Council President Barb Johnson cast the lone no vote. Johnson said the lurking law allowed police officers to stop and arrest people before they commit crimes in neighborhoods like the ones she represents on the north side.

"My citizens — when they're contacting me — are concerned about people in their alleys," Johnson said. "People are sometimes carjacked out of alleys."

Council Member Blong Yang, who is also a lawyer, said the city's law against lurking with the intent to commit a crime is likely unconstitutional.

"It seems to be criminalizing certain kinds of thought in Minneapolis, not actual crimes," said Yang. "How can a police officer see inside a person's mind and know whether such intent exists?"

Supporters of the repeals say the laws were often used by police to unfairly target people of color, which then contributes to racial disparities in arrests. Last week, an ACLU report found that people arrested for low-level crimes in Minneapolis are nearly nine times more likely to be black or Native American than white.

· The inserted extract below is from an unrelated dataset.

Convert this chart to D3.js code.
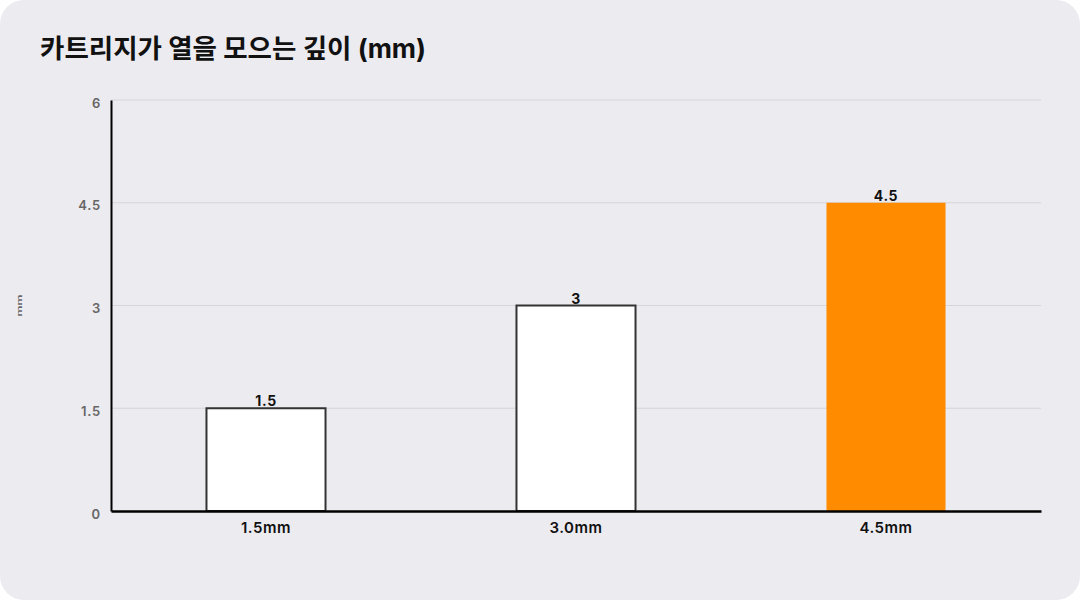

"Today, the Minneapolis City Council has moved towards increased racial equity in Minneapolis with the repeals of spitting and lurking ordinances," said activist Miski Noor of Black Lives Matter Minneapolis in an emailed statement. "However, this is just one step in the right direction; we need comprehensive criminal justice reform, instead of a system that just instead criminalizes Black and brown bodies."

Johnson appeared to be the outlier in the packed council chambers. Dozens of repeal supporters, some of them activists with Neighborhoods Organizing for Change and Black Lives Matter, filled the seats. Some in the audience jeered when Johnson criticized the rhetoric used by civil rights advocates pushing for reforms in the Minneapolis Police Department.

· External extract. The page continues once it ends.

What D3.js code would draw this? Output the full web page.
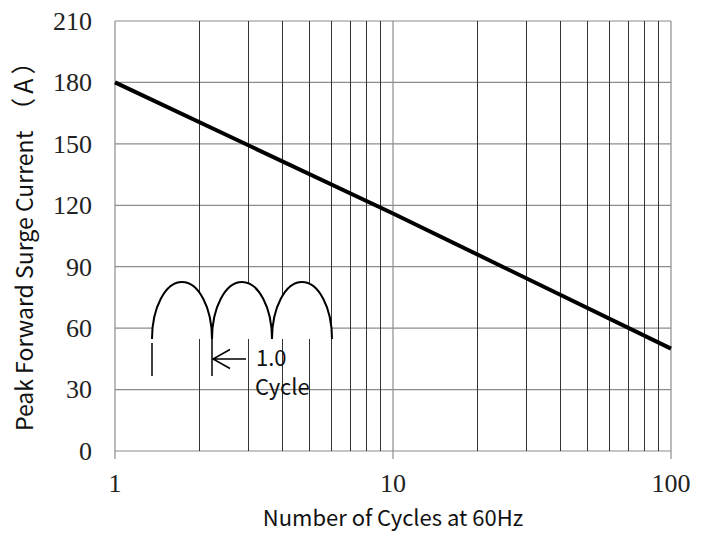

"I think it is really unhelpful to talk about Minneapolis being potentially the next Ferguson," said Johnson. "It's irresponsible. It's inflammatory."

On Thursday, St. Thomas law professor and Minneapolis NAACP President Nekima Levy-Pounds stood with several other activists on the steps of City Hall, and warned that the unrest in cities like Baltimore and Ferguson, Mo., will come to Minneapolis if the city doesn't immediately address the underlying causes of racial disparities in the criminal justice system.

Johnson, however, is not alone in her opposition to repealing both laws.

The Minneapolis Downtown Council issued a written statement following the vote that reads, in part: "Contrary to the assertions of proponents, eliminating laws defining an expected level of conduct that help insure public safety throughout Minneapolis will not solve the deeply rooted challenges of bias in our criminal justice system. Instead, we may find that the ripple effects from such changes simply undermine the security of individuals who live, work and visit here."

The city of St. Paul prohibits loitering or lurking with the intent to commit specific crimes like prostitution or selling drugs. St. Paul also has a law against spitting.